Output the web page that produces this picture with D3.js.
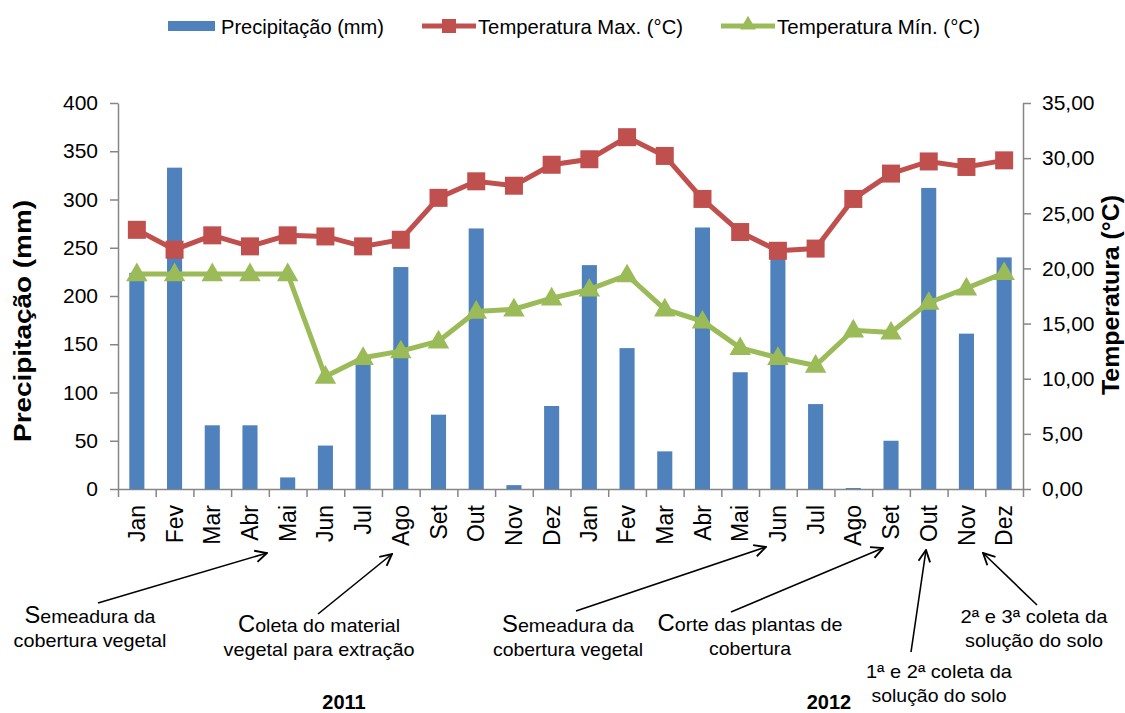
<!DOCTYPE html>
<html>
<head>
<meta charset="utf-8">
<script src="https://cdn.jsdelivr.net/npm/d3@7"></script>
<style>
  body { margin: 0; background: #fff; }
  svg { display: block; }
  text { font-family: "Liberation Sans", Arial, sans-serif; fill: #000; }
</style>
</head>
<body>
<svg width="1125" height="713"></svg>
<script>
// data
const months = ["Jan", "Fev", "Mar", "Abr", "Mai", "Jun", "Jul", "Ago", "Set", "Out", "Nov", "Dez",
                "Jan", "Fev", "Mar", "Abr", "Mai", "Jun", "Jul", "Ago", "Set", "Out", "Nov", "Dez"];
const precip = [224, 333, 66, 66, 12, 45, 135, 230, 77, 270, 4, 86,
                232, 146, 39, 271, 121, 245, 88, 1, 50, 312, 161, 240];
const tempMax = [23.5, 21.7, 23.0, 22.0, 23.0, 22.9, 22.0, 22.6, 26.4, 27.9, 27.5, 29.4,
                 29.9, 31.9, 30.2, 26.3, 23.3, 21.6, 21.8, 26.3, 28.6, 29.7, 29.2, 29.8];
const tempMin = [19.5, 19.5, 19.5, 19.5, 19.5, 10.2, 11.9, 12.5, 13.4, 16.1, 16.3, 17.3,
                 18.1, 19.4, 16.3, 15.2, 12.8, 11.9, 11.2, 14.4, 14.2, 16.9, 18.2, 19.6];
const precipTicks = [0, 50, 100, 150, 200, 250, 300, 350, 400];
const tempTicks = [0, 5, 10, 15, 20, 25, 30, 35];
const years = ["2011", "2012"];

const blue = "#4F81BD", red = "#C0504D", green = "#9BBB59", axisColor = "#868686";

const svg = d3.select("svg");
const plotLeft = 118, plotRight = 1023, plotTop = 103, plotBottom = 489;
const idx = d3.range(months.length);

const x = d3.scaleBand().domain(idx).range([plotLeft, plotRight]).paddingInner(0.6).paddingOuter(0.3);
const xEdge = d3.scaleLinear().domain([0, months.length]).range([plotLeft, plotRight]);
const yP = d3.scaleLinear().domain([0, 400]).range([plotBottom, plotTop]);
const yT = d3.scaleLinear().domain([0, 35]).range([plotBottom, plotTop]);
const cx = i => x(i) + x.bandwidth() / 2;
const comma = d3.formatLocale({decimal: ",", thousands: ".", grouping: [3], currency: ["", ""]}).format(".2f");

// axes
const gl = svg.append("g").attr("transform", `translate(${plotLeft},0)`)
  .call(d3.axisLeft(yP).tickValues(precipTicks).tickSize(8).tickSizeOuter(0).tickPadding(12));
const gr = svg.append("g").attr("transform", `translate(${plotRight},0)`)
  .call(d3.axisRight(yT).tickValues(tempTicks).tickSize(8).tickSizeOuter(0).tickPadding(11).tickFormat(comma));
const gb = svg.append("g").attr("transform", `translate(0,${plotBottom})`)
  .call(d3.axisBottom(xEdge).tickValues(d3.range(months.length + 1)).tickSize(8).tickSizeOuter(0).tickFormat(""));
[gl, gr, gb].forEach(g => {
  g.select(".domain").attr("stroke", axisColor).attr("stroke-width", 1.5);
  g.selectAll(".tick line").attr("stroke", axisColor).attr("stroke-width", 1.5);
  g.selectAll(".tick text").attr("font-size", 21).attr("font-family", "Liberation Sans, Arial, sans-serif").attr("fill", "#000");
});

// month labels
svg.append("g").selectAll("text").data(idx).join("text")
  .attr("transform", i => `translate(${cx(i)},505) rotate(-90)`)
  .attr("text-anchor", "end")
  .attr("dy", "0.35em")
  .attr("font-size", 23)
  .text(i => months[i]);

// bars
svg.append("g").selectAll("rect").data(idx).join("rect")
  .attr("x", i => x(i))
  .attr("width", x.bandwidth())
  .attr("y", i => yP(precip[i]))
  .attr("height", i => plotBottom - yP(precip[i]))
  .attr("fill", blue);

// lines
const lineMax = d3.line().x(i => cx(i)).y(i => yT(tempMax[i]));
const lineMin = d3.line().x(i => cx(i)).y(i => yT(tempMin[i]));
svg.append("path").attr("d", lineMax(idx)).attr("fill", "none").attr("stroke", red).attr("stroke-width", 5);
svg.append("g").selectAll("rect").data(idx).join("rect")
  .attr("x", i => cx(i) - 9).attr("y", i => yT(tempMax[i]) - 9)
  .attr("width", 18).attr("height", 18).attr("fill", red);

svg.append("path").attr("d", lineMin(idx)).attr("fill", "none").attr("stroke", green).attr("stroke-width", 5);
const tri = d3.symbol().type(d3.symbolTriangle).size(200);
svg.append("g").selectAll("path").data(idx).join("path")
  .attr("transform", i => `translate(${cx(i)},${yT(tempMin[i]) + 1})`)
  .attr("d", tri).attr("fill", green);

// axis titles
svg.append("text")
  .attr("transform", "translate(23,321) rotate(-90)")
  .attr("text-anchor", "middle").attr("dy", "0.35em")
  .attr("font-size", 24).attr("font-weight", "bold")
  .attr("textLength", 242).attr("lengthAdjust", "spacingAndGlyphs")
  .text("Precipitação (mm)");
svg.append("text")
  .attr("transform", "translate(1111,295) rotate(-90)")
  .attr("text-anchor", "middle").attr("dy", "0.35em")
  .attr("font-size", 23).attr("font-weight", "bold")
  .attr("textLength", 200).attr("lengthAdjust", "spacingAndGlyphs")
  .text("Temperatura (°C)");

// legend
const lg = svg.append("g");
lg.append("rect").attr("x", 168).attr("y", 21).attr("width", 47).attr("height", 10).attr("fill", blue);
lg.append("text").attr("x", 221).attr("y", 34).attr("font-size", 21).attr("textLength", 163).attr("lengthAdjust", "spacingAndGlyphs").text("Precipitação (mm)");
lg.append("line").attr("x1", 422).attr("x2", 476).attr("y1", 26).attr("y2", 26).attr("stroke", red).attr("stroke-width", 5);
lg.append("rect").attr("x", 442).attr("y", 19).attr("width", 14).attr("height", 14).attr("fill", red);
lg.append("text").attr("x", 478).attr("y", 34).attr("font-size", 21).attr("textLength", 205).attr("lengthAdjust", "spacingAndGlyphs").text("Temperatura Max. (°C)");
lg.append("line").attr("x1", 721).attr("x2", 775).attr("y1", 26).attr("y2", 26).attr("stroke", green).attr("stroke-width", 5);
lg.append("path").attr("transform", "translate(748,25)").attr("d", d3.symbol().type(d3.symbolTriangle).size(110)).attr("fill", green);
lg.append("text").attr("x", 777).attr("y", 34).attr("font-size", 21).attr("textLength", 203).attr("lengthAdjust", "spacingAndGlyphs").text("Temperatura Mín. (°C)");

// annotations
svg.append("defs").append("marker")
  .attr("id", "arrow").attr("viewBox", "0 0 12 12").attr("refX", 11).attr("refY", 6)
  .attr("markerWidth", 14).attr("markerHeight", 14).attr("markerUnits", "userSpaceOnUse")
  .attr("orient", "auto")
  .append("path").attr("d", "M1,1 L11,6 L1,11").attr("fill", "none").attr("stroke", "#000").attr("stroke-width", 1.6);

const notes = [
  {lines: ["Semeadura da", "cobertura vegetal"], widths: [131, 153], x: 90, y: 623, big: true, arrow: [98, 603, 267, 553]},
  {lines: ["Coleta do material", "vegetal para extração"], widths: [162, 191], x: 319, y: 632, big: true, arrow: [318, 614, 392, 554]},
  {lines: ["Semeadura da", "cobertura vegetal"], widths: [132, 150], x: 568, y: 632, big: true, arrow: [576, 611, 766, 547]},
  {lines: ["Corte das plantas de", "cobertura"], widths: [185, 82], x: 750, y: 631, big: true, arrow: [731, 612, 883, 548]},
  {lines: ["1ª e 2ª coleta da", "solução do solo"], widths: [146, 135], x: 939, y: 678, big: false, arrow: [911, 652, 926, 550]},
  {lines: ["2ª e 3ª coleta da", "solução do solo"], widths: [147, 138], x: 1034, y: 623, big: false, arrow: [1037, 605, 983, 553]}
];
notes.forEach(n => {
  svg.append("line")
    .attr("x1", n.arrow[0]).attr("y1", n.arrow[1]).attr("x2", n.arrow[2]).attr("y2", n.arrow[3])
    .attr("stroke", "#000").attr("stroke-width", 1.6).attr("marker-end", "url(#arrow)");
  n.lines.forEach((ln, k) => {
    const t = svg.append("text").attr("x", n.x).attr("y", n.y + k * 23.5)
      .attr("text-anchor", "middle").attr("font-size", 19)
      .attr("textLength", n.widths[k]).attr("lengthAdjust", "spacingAndGlyphs");
    if (n.big && k === 0) {
      t.append("tspan").attr("font-size", 23).text(ln[0]);
      t.append("tspan").text(ln.slice(1));
    } else {
      t.text(ln);
    }
  });
});

// years
svg.selectAll(".year").data(years).join("text")
  .attr("class", "year")
  .attr("x", (d, i) => [344, 829][i]).attr("y", (d, i) => [709, 709][i])
  .attr("text-anchor", "middle").attr("font-size", 20).attr("font-weight", "bold")
  .text(d => d);
</script>
</body>
</html>
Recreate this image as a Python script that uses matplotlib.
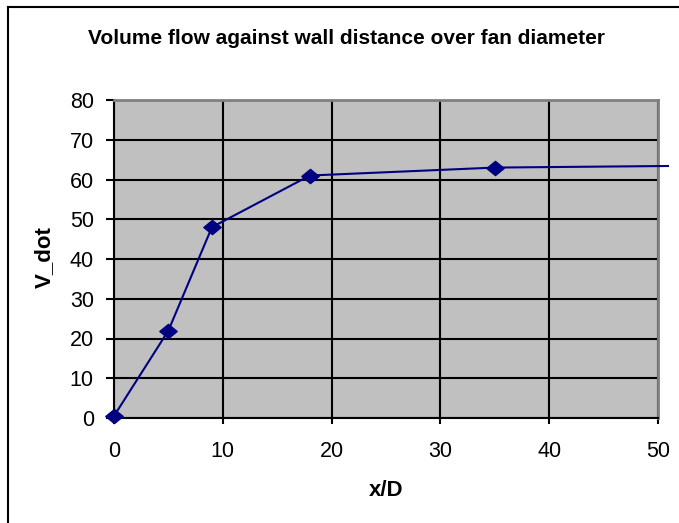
import matplotlib
matplotlib.use("Agg")
import matplotlib.pyplot as plt
from matplotlib.transforms import Bbox, TransformedBbox
from matplotlib.lines import Line2D
from matplotlib.path import Path

x_over_d = [0, 5, 9, 18, 35, 51]
v_dot = [0.5, 22, 48, 61, 63, 63.4]
x_ticks = [0, 10, 20, 30, 40, 50]
y_ticks = [0, 10, 20, 30, 40, 50, 60, 70, 80]

plt.rcParams['font.family'] = ['Liberation Sans', 'DejaVu Sans']

fig = plt.figure(figsize=(6.79, 5.23), dpi=100)
fig.patch.set_facecolor('white')

# figure border (left and top visible)
fig.add_artist(Line2D([8/679, 8/679], [0, 1 - 7/523], transform=fig.transFigure, color='black', lw=1.5))
fig.add_artist(Line2D([8/679, 1], [1 - 7/523, 1 - 7/523], transform=fig.transFigure, color='black', lw=1.5))

ax = fig.add_axes([114/679, 1 - 418/523, (658 - 114)/679, (418 - 100)/523])
ax.set_facecolor('#c0c0c0')
ax.set_xlim(0, 50)
ax.set_ylim(0, 80)
ax.set_xticks(x_ticks)
ax.set_yticks(y_ticks)
ax.grid(True, color='black', lw=1.5)
ax.set_axisbelow(True)
for s in ['top', 'right']:
    ax.spines[s].set_color('#808080')
    ax.spines[s].set_linewidth(2)
for s in ['left', 'bottom']:
    ax.spines[s].set_color('black')
    ax.spines[s].set_linewidth(1.5)
ax.tick_params(axis='x', direction='out', length=4.5, width=1.5, labelsize=15.5, pad=12)
ax.tick_params(axis='y', direction='out', length=6, width=1.5, labelsize=15.5, pad=8.5)

diamond = Path([(-1, 0), (0, 0.82), (1, 0), (0, -0.82), (-1, 0)],
               [Path.MOVETO, Path.LINETO, Path.LINETO, Path.LINETO, Path.CLOSEPOLY])
ax.plot(x_over_d[:5], v_dot[:5], color='#000080', lw=1.5, marker=diamond, ms=12.5,
        zorder=5, clip_on=False)
ext, = ax.plot(x_over_d[4:], v_dot[4:], color='#000080', lw=1.5, zorder=5)
ext.set_clip_box(TransformedBbox(Bbox([[0, 0], [1.02, 1]]), ax.transAxes))

fig.text(347/679, 1 - 38/523, 'Volume flow against wall distance over fan diameter',
         ha='center', va='center', fontsize=15, fontweight='bold')
fig.text(386/679, 1 - 490/523, 'x/D', ha='center', va='center', fontsize=16, fontweight='bold')
fig.text(44/679, 1 - 257/523, 'V_dot', ha='center', va='center', fontsize=16, fontweight='bold', rotation=90)

fig.savefig('out.png', dpi=100)
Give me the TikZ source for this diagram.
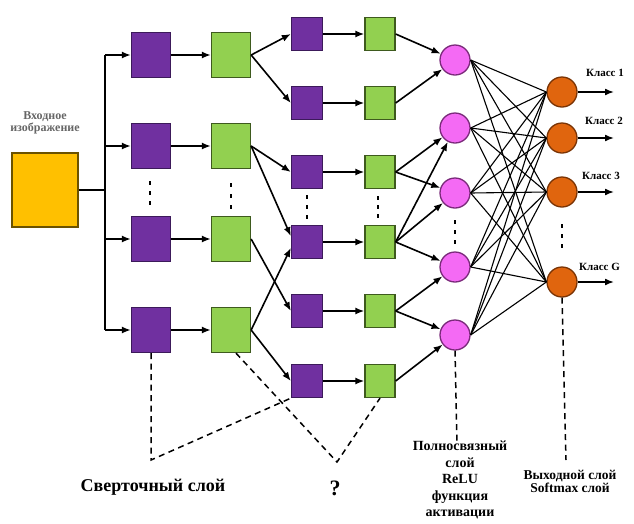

• [Exercise task]: Check each line above for "matplotlib" and return the ones that have it.

• [Finished exercise]:
Recreate this image as a Python script that uses matplotlib.
import matplotlib
matplotlib.use("Agg")
import matplotlib.pyplot as plt
from matplotlib.transforms import Bbox, TransformedBbox
from matplotlib.lines import Line2D
from matplotlib.path import Path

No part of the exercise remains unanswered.